Hierarchical Pooling Structure for Weakly Labeled Sound Event Detection
Ke-Xin He, Yu-Han Shen, Wei-Qiang Zhang
TL;DR
This work tackles weakly labeled sound event detection by formulating it as a multi-instance learning problem and identifies pooling strategy as a key performance lever. It introduces a three-stage hierarchical pooling structure that aggregates frame-level predictions into segment- and clip-level decisions, providing stronger supervision without adding model parameters. Empirical results on DCASE 2017 Task 4 show consistent improvements across pooling functions, with linear softmax often yielding the best gains, and competitive performance relative to state-of-the-art methods without ensemble techniques.
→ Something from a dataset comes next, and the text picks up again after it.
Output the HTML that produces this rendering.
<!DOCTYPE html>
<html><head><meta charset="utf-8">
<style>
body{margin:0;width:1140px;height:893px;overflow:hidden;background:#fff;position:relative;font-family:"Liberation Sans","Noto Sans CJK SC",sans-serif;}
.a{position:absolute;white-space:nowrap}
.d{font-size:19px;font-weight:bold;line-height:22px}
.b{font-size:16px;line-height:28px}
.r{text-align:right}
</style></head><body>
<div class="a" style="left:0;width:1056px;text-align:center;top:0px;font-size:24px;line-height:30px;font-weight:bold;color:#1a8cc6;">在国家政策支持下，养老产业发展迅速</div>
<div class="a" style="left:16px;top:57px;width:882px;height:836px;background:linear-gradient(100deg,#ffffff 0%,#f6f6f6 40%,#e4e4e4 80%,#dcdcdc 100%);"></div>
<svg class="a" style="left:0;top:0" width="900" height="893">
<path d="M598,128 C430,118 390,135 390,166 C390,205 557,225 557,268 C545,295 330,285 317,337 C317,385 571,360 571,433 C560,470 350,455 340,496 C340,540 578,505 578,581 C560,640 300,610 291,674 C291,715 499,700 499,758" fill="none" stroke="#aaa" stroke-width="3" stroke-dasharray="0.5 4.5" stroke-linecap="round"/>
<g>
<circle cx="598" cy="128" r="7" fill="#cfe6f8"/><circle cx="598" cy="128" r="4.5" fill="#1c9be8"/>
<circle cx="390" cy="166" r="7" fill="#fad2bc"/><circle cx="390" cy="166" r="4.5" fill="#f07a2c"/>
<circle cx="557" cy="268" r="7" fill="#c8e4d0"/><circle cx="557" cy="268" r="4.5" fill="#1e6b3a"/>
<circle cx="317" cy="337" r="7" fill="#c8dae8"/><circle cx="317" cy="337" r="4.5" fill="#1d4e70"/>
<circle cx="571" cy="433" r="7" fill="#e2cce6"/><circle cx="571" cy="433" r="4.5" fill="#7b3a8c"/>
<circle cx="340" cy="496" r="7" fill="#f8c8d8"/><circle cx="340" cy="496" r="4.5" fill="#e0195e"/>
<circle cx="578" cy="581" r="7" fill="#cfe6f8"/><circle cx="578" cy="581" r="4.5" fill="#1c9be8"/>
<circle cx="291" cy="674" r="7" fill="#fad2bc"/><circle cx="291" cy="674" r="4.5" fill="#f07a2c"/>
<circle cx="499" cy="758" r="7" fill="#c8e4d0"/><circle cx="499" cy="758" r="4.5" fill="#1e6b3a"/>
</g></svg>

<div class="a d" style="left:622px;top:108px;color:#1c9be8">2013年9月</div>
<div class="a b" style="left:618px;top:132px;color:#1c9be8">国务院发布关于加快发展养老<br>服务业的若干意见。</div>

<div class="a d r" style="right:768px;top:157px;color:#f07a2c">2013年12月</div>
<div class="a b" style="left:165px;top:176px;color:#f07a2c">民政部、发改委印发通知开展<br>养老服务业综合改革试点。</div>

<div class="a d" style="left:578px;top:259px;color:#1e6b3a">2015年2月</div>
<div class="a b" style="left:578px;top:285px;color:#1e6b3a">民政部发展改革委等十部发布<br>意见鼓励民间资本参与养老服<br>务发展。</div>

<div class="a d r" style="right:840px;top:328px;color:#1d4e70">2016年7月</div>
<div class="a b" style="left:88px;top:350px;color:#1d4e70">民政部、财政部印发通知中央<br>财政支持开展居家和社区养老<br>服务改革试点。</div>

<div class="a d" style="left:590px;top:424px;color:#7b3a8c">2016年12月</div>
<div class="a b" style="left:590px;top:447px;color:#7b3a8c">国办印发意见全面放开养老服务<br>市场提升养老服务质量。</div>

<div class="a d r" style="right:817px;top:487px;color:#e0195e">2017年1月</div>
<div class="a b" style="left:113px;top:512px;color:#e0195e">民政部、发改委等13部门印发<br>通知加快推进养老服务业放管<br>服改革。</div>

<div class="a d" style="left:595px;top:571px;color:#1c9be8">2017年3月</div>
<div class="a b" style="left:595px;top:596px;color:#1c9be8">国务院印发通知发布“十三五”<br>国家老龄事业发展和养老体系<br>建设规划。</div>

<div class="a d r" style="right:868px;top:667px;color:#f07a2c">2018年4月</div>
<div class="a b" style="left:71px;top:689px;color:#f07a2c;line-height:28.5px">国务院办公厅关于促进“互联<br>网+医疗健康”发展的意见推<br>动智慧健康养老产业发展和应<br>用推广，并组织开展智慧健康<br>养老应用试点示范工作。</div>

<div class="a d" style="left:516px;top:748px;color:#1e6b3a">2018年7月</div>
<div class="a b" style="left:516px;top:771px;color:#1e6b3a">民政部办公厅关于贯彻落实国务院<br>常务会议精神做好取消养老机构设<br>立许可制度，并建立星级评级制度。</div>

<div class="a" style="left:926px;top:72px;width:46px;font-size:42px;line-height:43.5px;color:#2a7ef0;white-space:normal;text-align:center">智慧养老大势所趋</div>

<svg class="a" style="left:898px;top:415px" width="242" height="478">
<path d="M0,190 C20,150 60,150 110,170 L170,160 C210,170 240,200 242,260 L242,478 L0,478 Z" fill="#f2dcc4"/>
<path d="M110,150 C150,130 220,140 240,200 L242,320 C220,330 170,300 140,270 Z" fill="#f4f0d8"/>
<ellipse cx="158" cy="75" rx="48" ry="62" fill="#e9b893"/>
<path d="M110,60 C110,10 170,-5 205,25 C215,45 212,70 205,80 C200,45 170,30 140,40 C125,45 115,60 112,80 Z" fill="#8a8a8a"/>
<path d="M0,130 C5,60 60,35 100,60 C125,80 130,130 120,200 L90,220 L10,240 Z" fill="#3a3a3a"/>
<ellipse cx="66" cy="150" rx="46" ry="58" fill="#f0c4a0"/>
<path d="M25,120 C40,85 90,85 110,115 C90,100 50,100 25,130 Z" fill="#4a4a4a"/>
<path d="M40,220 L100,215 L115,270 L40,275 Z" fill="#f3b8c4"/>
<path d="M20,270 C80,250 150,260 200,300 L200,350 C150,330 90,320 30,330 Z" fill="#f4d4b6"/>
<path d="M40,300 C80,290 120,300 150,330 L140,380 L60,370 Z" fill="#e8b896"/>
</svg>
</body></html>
The approach offers a generalizable MIL-oriented mechanism to enhance learning from weak labels in audio and related domains.
Abstract
Sound event detection with weakly labeled data is considered as a problem of multi-instance learning. And the choice of pooling function is the key to solving this problem. In this paper, we proposed a hierarchical pooling structure to improve the performance of weakly labeled sound event detection system. Proposed pooling structure has made remarkable improvements on three types of pooling function without adding any parameters. Moreover, our system has achieved competitive performance on Task 4 of Detection and Classification of Acoustic Scenes and Events (DCASE) 2017 Challenge using hierarchical pooling structure.